What does upgrading household insulation, appliances and plumbing have in common? Lower household carbon emissions, right? How about high costs and low accessibility? 

‘Going green’ is something that feels out of reach for many Albertans.

Richard Boyd, an energy economist worked in the United Kingdom with individuals that couldn’t afford to pay their bills, let alone make their homes more green. 

When he moved to Alberta, he found the exact same problem in the country’s energy capital; now he’s here to help.

Boyd came to Alberta in 2008, after working on the energy poverty strategy for the U.K. 

Energy poverty is “a situation where a household finds it difficult to afford a level of energy services at home where they feel comfortable or it’s not impacting their health,” says Boyd.

Boyd came to Alberta to do an analysis for the Energy Efficiency Alberta program, estimating cost and emission savings from the different provincial programs. He found that participation was exclusive to certain income groups, with very little participation from disadvantaged populations. 

Because of his experience with energy poverty in the U.K. – he knew something was missing here.

Boyd perceived Alberta to be a wealthy province, where people should be able to pay their energy bills. He was surprised when he found out that wasn’t the case, as there were no current programs in place to address this problem.

Boyd, along with Helen Corbett from the All One Sky Foundation and a group of stakeholders started with research and workshops. What was the extent of the problem in Alberta?

From there, the project kicked off in 2015 with a paper titled: Energy Poverty, an Agenda for Alberta. A paper that explains the health effects and social impacts that were the primary drivers behind the strategies placed in Europe and the U.K. 

Four years later, they are putting their proposal into action. Boyd, using inspiration from his work on energy poverty in the U.K., planned Edmonton’s first set of ‘energy cafes’ which are due to begin this month.

The café’s focus is on education and although that may not sound as sexy as Ty Pennington yelling “move that bus!” unveiling a zero-carbon footprint dwelling from the U.K. ‘s cafés scored favourably, with the average participant rating of nine out of 10 for benefits experienced since starting the program.

The programs carry little to no cost for their attendees and the lessons are personalized based on household lifestyles and resources. 

They are taught things like how to properly read their utility bills and how to save money while reducing household stress.

Between one in five to one in seven households are candidates for the program.
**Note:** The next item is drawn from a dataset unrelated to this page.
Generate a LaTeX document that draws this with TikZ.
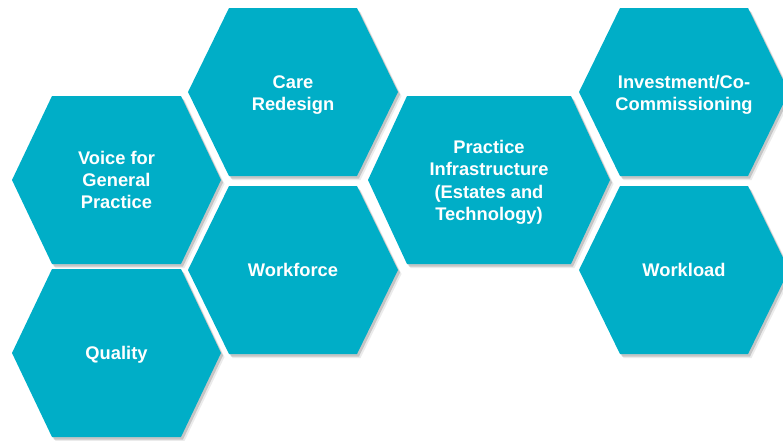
\documentclass[tikz,border=0pt]{standalone}
\usepackage{fontspec}
\setmainfont{Liberation Sans}
\usetikzlibrary{shadows}
\definecolor{hexteal}{RGB}{0,174,199}
\tikzset{
  hexfill/.style={fill=hexteal,
    drop shadow={shadow xshift=3.5pt, shadow yshift=-4pt, opacity=0.08, fill=black},
    drop shadow={shadow xshift=2pt, shadow yshift=-2.5pt, opacity=0.16, fill=black}},
  hexlabel/.style={text=white, align=center, font=\bfseries\fontsize{18.3}{22.4}\selectfont, inner sep=0pt}
}
% cx, cy, half-width, top half-width
\newcommand\hexpath[4]{%
  \path[hexfill] ({#1-#3},#2) -- ({#1-#4},{#2-84}) -- ({#1+#4},{#2-84}) -- ({#1+#3},#2)
    -- ({#1+#4},{#2+84}) -- ({#1-#4},{#2+84}) -- cycle;}
\begin{document}
\begin{tikzpicture}[x=1pt,y=-1pt]
\useasboundingbox (0,0) rectangle (783,440);
\hexpath{293}{92}{105}{64}
\hexpath{116.5}{180}{104.5}{64.5}
\hexpath{293}{270}{105}{64}
\hexpath{116.5}{353}{104.5}{64.5}
\hexpath{489}{180}{121}{82}
\hexpath{684}{92}{105}{64}
\hexpath{684}{270}{105}{64}
\node[hexlabel] (care) at (293,95) {Care\\Redesign};
\node[hexlabel] (voice) at (116.5,180) {Voice for\\General\\Practice};
\node[hexlabel] (workforce) at (293,270) {Workforce};
\node[hexlabel] (quality) at (116.5,355) {Quality};
\node[hexlabel] (infra) at (489,182.5) {Practice\\Infrastructure\\(Estates and\\Technology)};
\node[hexlabel] (invest) at (684,95) {Investment/Co-\\Commissioning};
\node[hexlabel] (workload) at (684,270) {Workload};
\end{tikzpicture}
\end{document}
“Given that it’s at least 20 per cent of the population, and doing that in multiple cities – that’s where it all adds up. So each house makes a difference,” says Boyd.

Because ‘going green’ feels like a rich man’s game, many aren’t aware of the impact they can make.

“We need to make a low carbon future inclusive,” Boyd says. “You know everyone recognizes that you need to bring everybody along, you can’t leave anyone behind.”